How do internet giants enter the blockchain world? They speak its language — and change their models.
Consider Microsoft, which manages one billion identities across services ranging from Active Directory and Skype to LinkedIn. But when Ankur Patel, lead principal program manager for Microsoft’s identity division, spoke during the Consensus 2018 conference in New York, he didn’t tout those services. Instead, he talked about how the growing array of personal data available on the internet “doesn’t belong to me. It belongs to all these apps and services. The result is an endless breach of my personal identity.”
On Tuesday, Patel demonstrated Microsoft’s proof-of-concept of a decentralized identity solution that could ultimately allow every user to “own their identity” while working with “the existing world” of services, including Microsoft’s own.
“There’s a huge amount of old legacy technology and infrastructure holding markets back from being freer and enabling people to participate,” says Square’s Dorsey.
Along with ensuring privacy, decentralized identity services could provide businesses an independent source of information about employees’ credentials, including education and training.
“Individuals want privacy protection. Companies want independent proof for audit” of skills, Patel said.
Microsoft also is committing to open standards. “If we’re going to claim that we’re designing a standard for you, we can’t do it behind closed doors,” Patel said.
Acknowledging that today’s privacy concerns don’t reflect the challenges of the “more than one billion people for whom these problems are first-world luxuries,” Microsoft has announced an identity program for displaced people, including refugees, as part of a goal to “empower everyone, not just the two billion people on the internet” today, he added.

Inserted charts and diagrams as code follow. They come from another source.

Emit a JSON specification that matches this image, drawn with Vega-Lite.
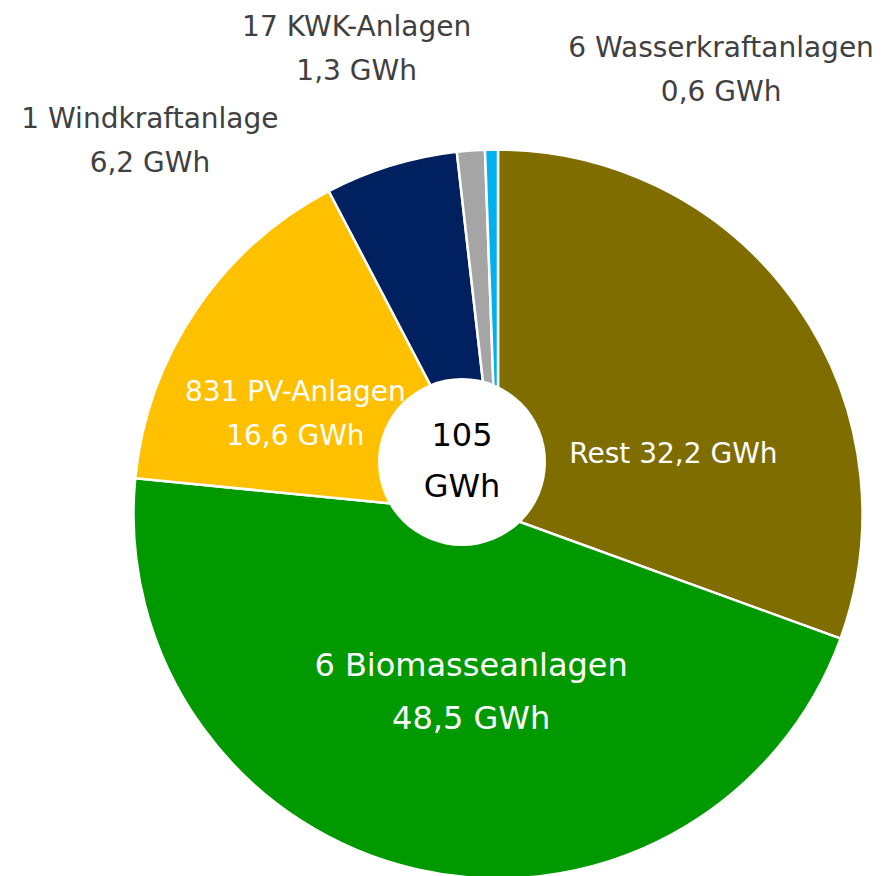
{
  "$schema": "https://vega.github.io/schema/vega-lite/v6.json",
  "width": 796,
  "height": 724,
  "autosize": {"type": "none"},
  "padding": {"left": 100, "top": 152, "right": 0, "bottom": 0},
  "background": "white",
  "config": {"view": {"stroke": null}, "font": "DejaVu Sans"},
  "datasets": {
    "slices": [
      {"name": "Rest", "label": "Rest 32,2 GWh", "value": 32.2, "order": 1},
      {"name": "Biomasse", "label": "6 Biomasseanlagen\n48,5 GWh", "value": 48.5, "order": 2},
      {"name": "PV", "label": "831 PV-Anlagen\n16,6 GWh", "value": 16.6, "order": 3},
      {"name": "Wind", "label": "1 Windkraftanlage\n6,2 GWh", "value": 6.2, "order": 4},
      {"name": "KWK", "label": "17 KWK-Anlagen\n1,3 GWh", "value": 1.3, "order": 5},
      {"name": "Wasser", "label": "6 Wasserkraftanlagen\n0,6 GWh", "value": 0.6, "order": 6}
    ],
    "total": [{"label": "105\nGWh"}]
  },
  "layer": [
    {
      "data": {"name": "slices"},
      "mark": {"type": "arc", "outerRadius": 364.5, "stroke": "white", "strokeWidth": 2.5},
      "encoding": {
        "theta": {"field": "value", "type": "quantitative", "stack": true},
        "order": {"field": "order", "type": "quantitative"},
        "color": {
          "field": "name", "type": "nominal", "legend": null,
          "scale": {
            "domain": ["Rest", "Biomasse", "PV", "Wind", "KWK", "Wasser"],
            "range": ["#7F6D00", "#009900", "#FFC000", "#002060", "#A5A5A5", "#00B0F0"]
          }
        }
      }
    },
    {
      "data": {"name": "total"},
      "mark": {"type": "arc", "radius": 84, "theta": 0, "theta2": 6.2832, "fill": "white", "x": {"expr": "width/2 - 36"}, "y": {"expr": "height/2 - 52"}},
      "encoding": {}
    },
    {
      "data": {"name": "total"},
      "mark": {"type": "text", "fontSize": 32, "lineHeight": 51, "lineBreak": "\n", "color": "black", "align": "center", "baseline": "middle", "x": {"expr": "width/2 - 36"}, "y": {"expr": "height/2 - 78"}},
      "encoding": {"text": {"field": "label"}}
    },
    {
      "data": {"name": "slices"},
      "mark": {"type": "text", "radius": 180, "dx": 28, "dy": 44, "fontSize": 28, "lineHeight": 44, "lineBreak": "\n", "color": "white", "align": "center", "baseline": "middle"},
      "encoding": {
        "theta": {"field": "value", "type": "quantitative", "stack": true},
        "order": {"field": "order", "type": "quantitative"},
        "detail": {"field": "name"},
        "text": {"condition": {"test": "datum.name === 'Rest'", "field": "label"}, "value": ""}
      }
    },
    {
      "data": {"name": "slices"},
      "mark": {"type": "text", "radius": 180, "dx": 13, "dy": -24, "fontSize": 32, "lineHeight": 53, "lineBreak": "\n", "color": "white", "align": "center", "baseline": "middle"},
      "encoding": {
        "theta": {"field": "value", "type": "quantitative", "stack": true},
        "order": {"field": "order", "type": "quantitative"},
        "detail": {"field": "name"},
        "text": {"condition": {"test": "datum.name === 'Biomasse'", "field": "label"}, "value": ""}
      }
    },
    {
      "data": {"name": "slices"},
      "mark": {"type": "text", "radius": 225, "dx": -16, "dy": 5, "fontSize": 28, "lineHeight": 44, "lineBreak": "\n", "color": "white", "align": "center", "baseline": "middle"},
      "encoding": {
        "theta": {"field": "value", "type": "quantitative", "stack": true},
        "order": {"field": "order", "type": "quantitative"},
        "detail": {"field": "name"},
        "text": {"condition": {"test": "datum.name === 'PV'", "field": "label"}, "value": ""}
      }
    },
    {
      "data": {"name": "slices"},
      "mark": {"type": "text", "radius": 460, "dx": -213, "dy": 46, "fontSize": 28, "lineHeight": 44, "lineBreak": "\n", "color": "#404040", "align": "center", "baseline": "middle"},
      "encoding": {
        "theta": {"field": "value", "type": "quantitative", "stack": true},
        "order": {"field": "order", "type": "quantitative"},
        "detail": {"field": "name"},
        "text": {"condition": {"test": "datum.name === 'Wind'", "field": "label"}, "value": ""}
      }
    },
    {
      "data": {"name": "slices"},
      "mark": {"type": "text", "radius": 475, "dx": -106, "dy": -12, "fontSize": 28, "lineHeight": 44, "lineBreak": "\n", "color": "#404040", "align": "center", "baseline": "middle"},
      "encoding": {
        "theta": {"field": "value", "type": "quantitative", "stack": true},
        "order": {"field": "order", "type": "quantitative"},
        "detail": {"field": "name"},
        "text": {"condition": {"test": "datum.name === 'KWK'", "field": "label"}, "value": ""}
      }
    },
    {
      "data": {"name": "slices"},
      "mark": {"type": "text", "radius": 441, "dx": 231, "dy": -24, "fontSize": 28, "lineHeight": 44, "lineBreak": "\n", "color": "#404040", "align": "center", "baseline": "middle"},
      "encoding": {
        "theta": {"field": "value", "type": "quantitative", "stack": true},
        "order": {"field": "order", "type": "quantitative"},
        "detail": {"field": "name"},
        "text": {"condition": {"test": "datum.name === 'Wasser'", "field": "label"}, "value": ""}
      }
    }
  ]
}
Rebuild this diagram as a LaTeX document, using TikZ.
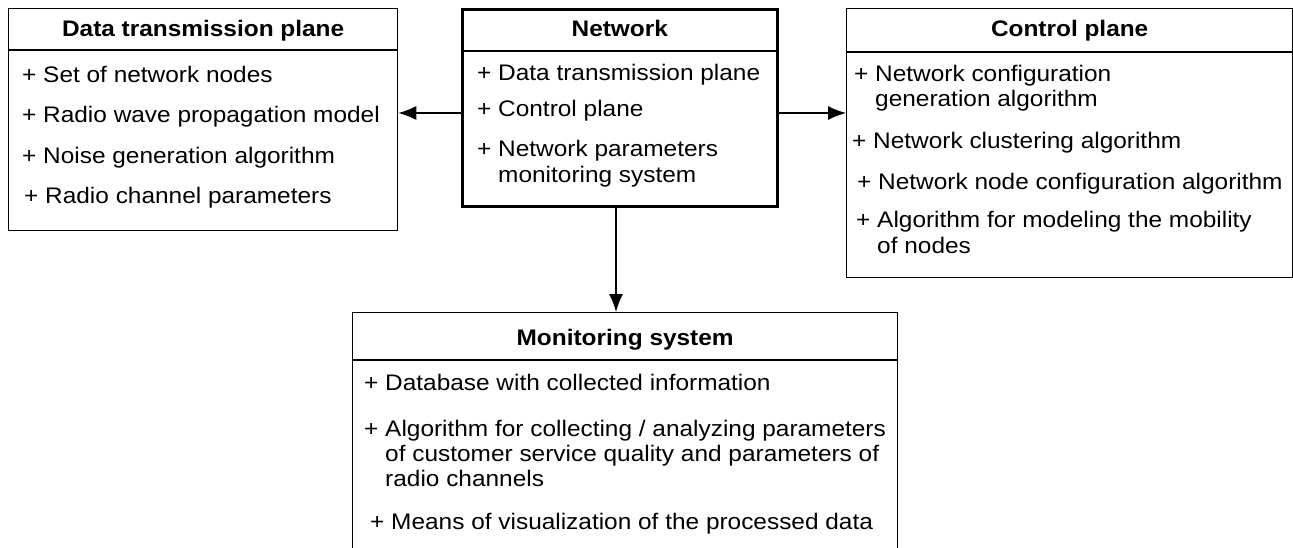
\documentclass[tikz,border=0pt]{standalone}
\usepackage{fontspec}
\setmainfont{Liberation Sans}[FakeStretch=1.085]
\usetikzlibrary{arrows.meta,calc}
\begin{document}
\begin{tikzpicture}[x=1pt,y=-1pt,
  font=\fontsize{22.5pt}{27pt}\selectfont,
  box/.style={draw=black, line width=1.3pt, rectangle, inner sep=0pt, anchor=north west},
  mainbox/.style={box, line width=2.6pt},
  divider/.style={line width=1.3pt},
  title/.style={font=\fontsize{22.5pt}{27pt}\selectfont\bfseries, anchor=base, inner sep=0pt},
  item/.style={anchor=base west, inner sep=0pt},
  conn/.style={line width=1.3pt, -{Latex[length=18pt,width=14pt]}}]

\useasboundingbox (0,0) rectangle (1293,548);
\clip (0,0) rectangle (1293,548);

% class boxes
\node[box, minimum width=389pt, minimum height=222pt] (dtp) at (8,8) {};
\node[mainbox, minimum width=315pt, minimum height=197pt] (net) at (461,8) {};
\node[box, minimum width=446pt, minimum height=269pt] (ctl) at (846,8) {};
\node[box, minimum width=545pt, minimum height=300pt] (mon) at (352,312) {};

% header separators
\draw[divider] ($(dtp.north west)+(0,42)$) -- ($(dtp.north east)+(0,42)$);
\draw[divider, line width=2pt] ($(net.north west)+(0,43)$) -- ($(net.north east)+(0,43)$);
\draw[divider] ($(ctl.north west)+(0,44)$) -- ($(ctl.north east)+(0,44)$);
\draw[divider] ($(mon.north west)+(0,48)$) -- ($(mon.north east)+(0,48)$);

% titles
\node[title] (dtpT) at ($(dtp.north)+(0,29)$) {Data transmission plane};
\node[title] (netT) at ($(net.north)+(0,29)$) {Network};
\node[title] (ctlT) at ($(ctl.north)+(0,29)$) {Control plane};
\node[title] (monT) at ($(mon.north)+(0,33)$) {Monitoring system};

% data transmission plane
\node[item] (d1) at (22,83)  {+ Set of network nodes};
\node[item] (d2) at (22,123) {+ Radio wave propagation model};
\node[item] (d3) at (22,164) {+ Noise generation algorithm};
\node[item] (d4) at (24,204) {+ Radio channel parameters};

% network
\node[item] (n1) at (477,81)  {+ Data transmission plane};
\node[item] (n2) at (477,117) {+ Control plane};
\node[item] (n3) at (477,157) {+ Network parameters};
\node[item] (n3b) at (477,183) {\phantom{+ }monitoring system};

% control plane
\node[item] (c1) at (854,82)  {+ Network configuration};
\node[item] (c1b) at (854,107) {\phantom{+ }generation algorithm};
\node[item] (c2) at (852,149) {+ Network clustering algorithm};
\node[item] (c3) at (857,190) {+ Network node configuration algorithm};
\node[item] (c4) at (856,228) {+ Algorithm for modeling the mobility};
\node[item] (c4b) at (856,254) {\phantom{+ }of nodes};

% monitoring system
\node[item] (m1) at (364,390) {+ Database with collected information};
\node[item] (m2) at (364,436) {+ Algorithm for collecting / analyzing parameters};
\node[item] (m2b) at (364,461) {\phantom{+ }of customer service quality and parameters of};
\node[item] (m2c) at (364,486) {\phantom{+ }radio channels};
\node[item] (m3) at (370,529) {+ Means of visualization of the processed data};

% associations
\coordinate (ya) at (0,113);
\coordinate (xa) at (616,0);
\draw[conn] (net.west |- ya) -- (dtp.east |- ya);
\draw[conn] (net.east |- ya) -- (ctl.west |- ya);
\draw[conn] (net.south -| xa) -- (mon.north -| xa);
\end{tikzpicture}
\end{document}
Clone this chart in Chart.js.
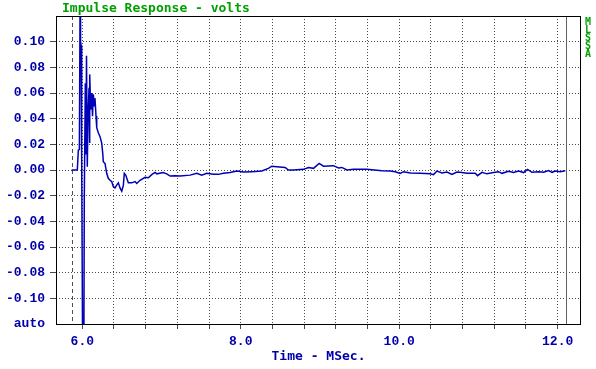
<!DOCTYPE html>
<html>
<head>
<meta charset="utf-8">
<script src="https://cdn.jsdelivr.net/npm/chart.js@4/dist/chart.umd.min.js"></script>
<style>
html,body{margin:0;padding:0;background:#fff;}
#wrap{width:596px;height:369px;position:relative;}
</style>
</head>
<body>
<div id="wrap"><canvas id="c" width="596" height="369"></canvas></div>
<script>
// ---- data ----
const times = [5.866,5.937,5.950,5.963,5.972,5.978,5.985,5.992,6.003,6.020,6.025,6.038,6.046,6.053,6.063,6.072,6.085,6.090,6.097,6.106,6.119,6.129,6.139,6.152,6.160,6.173,6.182,6.202,6.224,6.245,6.258,6.265,6.287,6.308,6.328,6.350,6.371,6.392,6.413,6.434,6.455,6.476,6.498,6.518,6.530,6.548,6.581,6.624,6.666,6.687,6.729,6.792,6.834,6.880,6.918,6.943,7.019,7.066,7.108,7.171,7.234,7.361,7.445,7.508,7.571,7.655,7.718,7.781,7.866,7.950,8.034,8.140,8.266,8.349,8.392,8.455,8.560,8.602,8.665,8.791,8.855,8.918,8.990,9.044,9.170,9.234,9.276,9.340,9.423,9.592,9.782,9.887,9.950,10.013,10.055,10.140,10.266,10.392,10.434,10.476,10.540,10.603,10.666,10.729,10.792,10.855,10.960,10.989,11.045,11.108,11.191,11.255,11.297,11.381,11.444,11.507,11.570,11.621,11.676,11.760,11.823,11.886,11.929,11.971,12.034,12.097];
const volts = [0,0,0.0155,0.016,0.13,0.10,0.097,0.010,-0.13,-0.13,-0.0235,0.0675,0.012,0.089,0.0026,0.042,0.064,0.021,0.0745,0.047,0.060,0.042,0.059,0.050,0.056,0.042,0.033,0.029,0.026,0.021,0.013,0.0065,0.005,-0.0026,-0.0065,-0.008,-0.009,-0.013,-0.014,-0.0118,-0.010,-0.014,-0.0165,-0.012,-0.0026,-0.004,-0.010,-0.010,-0.009,-0.0105,-0.008,-0.0057,-0.006,-0.0034,-0.0018,-0.003,-0.002,-0.003,-0.0047,-0.0044,-0.0047,-0.004,-0.0026,-0.004,-0.0026,-0.0034,-0.0034,-0.0026,-0.002,-0.0008,-0.0016,-0.0013,-0.0008,0.0013,0.003,0.0026,0.002,0,0,0.0005,0.002,0.0013,0.0052,0.003,0.0034,0.0016,0.002,0,0.0005,0.0005,-0.0005,-0.0008,-0.0013,-0.0026,-0.0013,-0.0023,-0.0026,-0.0029,-0.0036,-0.0008,-0.0023,-0.0016,-0.0034,-0.0016,-0.002,-0.0026,-0.0026,-0.0044,-0.0018,-0.003,-0.002,-0.0013,-0.0026,-0.001,-0.002,-0.0008,-0.002,0.0005,-0.0018,-0.0013,-0.0018,-0.0005,-0.0018,-0.0008,-0.0013,-0.0005];
const xTickValues = [6.0,6.4,6.8,7.2,7.6,8.0,8.4,8.8,9.2,9.6,10.0,10.4,10.8,11.2,11.6,12.0];
const xLabelValues = [6.0,8.0,10.0,12.0];
const yTickValues = [-0.12,-0.10,-0.08,-0.06,-0.04,-0.02,0.00,0.02,0.04,0.06,0.08,0.10,0.12];
const markerTimes = [5.866, 12.1];
const titleText = 'Impulse Response - volts';
const xTitleText = 'Time - MSec.';
const sideText = 'MLSSA';

const BLUE_TXT = '#0000AA';
const GREEN_TXT = '#00A000';
const GRID = '#4a4a4a';
const LBLFONT = {family: '"Liberation Mono", monospace', size: 13, weight: 'bold'};

const decor = {
  id: 'decor',
  beforeDatasetsDraw(chart) {
    const {ctx, chartArea: a, scales: {x}} = chart;
    ctx.save();
    ctx.lineWidth = 1;
    ctx.strokeStyle = '#505050';
    const x1 = Math.round(x.getPixelForValue(markerTimes[0])) + 0.5;
    ctx.setLineDash([4, 3]);
    ctx.beginPath(); ctx.moveTo(x1, a.top); ctx.lineTo(x1, a.bottom); ctx.stroke();
    ctx.setLineDash([]);
    const x2 = Math.round(x.getPixelForValue(markerTimes[1])) + 0.5;
    ctx.strokeStyle = '#606060';
    ctx.beginPath(); ctx.moveTo(x2, a.top); ctx.lineTo(x2, a.bottom); ctx.stroke();
    ctx.restore();
  },
  afterDraw(chart) {
    const {ctx, chartArea: a} = chart;
    ctx.save();
    ctx.strokeStyle = '#000';
    ctx.lineWidth = 1;
    ctx.strokeRect(a.left + 0.5, a.top + 0.5, a.right - a.left - 1, a.bottom - a.top);
    ctx.font = 'bold 13px "DejaVu Sans Mono", monospace';
    ctx.fillStyle = GREEN_TXT;
    ctx.textAlign = 'left';
    ctx.textBaseline = 'alphabetic';
    ctx.fillText(titleText, 62, 12);
    ctx.font = 'bold 10px "DejaVu Sans Mono", monospace';
    ctx.textAlign = 'center';
    ctx.textBaseline = 'middle';
    for (let i = 0; i < sideText.length; i++) {
      ctx.fillText(sideText[i], 588, 22 + i * 8);
    }
    ctx.font = 'bold 13px "DejaVu Sans Mono", monospace';
    ctx.fillStyle = BLUE_TXT;
    ctx.textAlign = 'center';
    ctx.textBaseline = 'middle';
    ctx.fillText(xTitleText, (a.left + a.right) / 2, 357);
    ctx.restore();
  }
};

new Chart(document.getElementById('c'), {
  type: 'line',
  data: {
    datasets: [{
      data: times.map((t, i) => ({x: t, y: volts[i]})),
      borderColor: '#0000B8',
      borderWidth: 1.5,
      pointRadius: 0,
      tension: 0,
      fill: false
    }]
  },
  options: {
    responsive: false,
    animation: false,
    events: [],
    layout: {padding: {left: 0, right: 15, top: 16, bottom: 0}},
    plugins: {legend: {display: false}, tooltip: {enabled: false}, title: {display: false}},
    scales: {
      x: {
        type: 'linear',
        min: 5.668,
        max: 12.295,
        afterBuildTicks: s => { s.ticks = xTickValues.map(v => ({value: v})); },
        afterFit: s => { s.height = 45; },
        ticks: {
          autoSkip: false, maxRotation: 0, minRotation: 0,
          padding: 5,
          color: BLUE_TXT, font: LBLFONT,
          callback: v => xLabelValues.includes(v) ? v.toFixed(1) : ''
        },
        grid: {color: GRID, lineWidth: 1, tickLength: 5, tickColor: GRID, tickBorderDash: [], drawTicks: true},
        border: {display: false, dash: [1, 2]}
      },
      y: {
        type: 'linear',
        min: -0.12,
        max: 0.12,
        afterBuildTicks: s => { s.ticks = yTickValues.map(v => ({value: v})); },
        afterFit: s => { s.width = 56; },
        ticks: {
          autoSkip: false,
          padding: 5,
          color: BLUE_TXT, font: LBLFONT,
          callback: v => (v > 0.119 ? '' : (v < -0.119 ? 'auto' : v.toFixed(2)))
        },
        grid: {
          color: c => (Math.abs(c.tick.value) > 0.119 ? 'rgba(0,0,0,0)' : GRID),
          tickColor: c => (Math.abs(c.tick.value) > 0.119 ? 'rgba(0,0,0,0)' : GRID),
          lineWidth: 1, tickLength: 6, tickBorderDash: [], drawTicks: true
        },
        border: {display: false, dash: [1, 2]}
      }
    }
  },
  plugins: [decor]
});
</script>
</body>
</html>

This idea appears to be an emerging ethos — and a business opportunity — for even the largest developers. When IBM discussed its own blockchain initiatives in the context of “social good,” it focused on the underserved.
“Forty percent of the world’s population is unbanked,” said Bridget van Kralingen, an IBM senior vice president. “The fastest way to get them out of poverty is to help them start a business.” To that end, IBM created an end-to-end microfinance operation in Kenya, where 220 microloans have been issued and administered using the technology.
For peer-to-peer payment provider Square, the emphasis also has shifted to embrace the “unbanked” worldwide. Co-founder Jack Dorsey said this wasn’t the initial goal, “but something we want to lean into.”
“We want to push more access [by] building more simple tools to pull more people into the economy,” he said. “There’s a huge amount of old legacy technology and infrastructure holding markets back from being freer and enabling people to participate.”
In similar fashion, when ConsenSys announced Kaledio, its enterprise software-as-a-service product, the big news was that it is immediately available on the Amazon Web Service (AWS) platform. But company officials used as an illustration of its potential its work with Union Bank in the Philippines, which plans to use the technology to serve the 35 million unbanked Filipinos, many of whom live on less than $2 a day.
Also, Nokia executives used the example of farmers selling their data instead of having data aggregated by others for profit to describe their participation in an online content marketplace launched by Streamr on Wednesday.
Other developers are focusing on frameworks to help ensure their own projects and crypto assets will be operable with others around the world.
When Circle announced its new dollar-backed stablecoin on Tuesday, it released an interoperable global framework called Centre to allow others to create stablecoins of their own, particularly in Asia where demand is high.
“It’s really critical that infrastructure like this is globalized from day one,” says CEO Jeremy Allaire.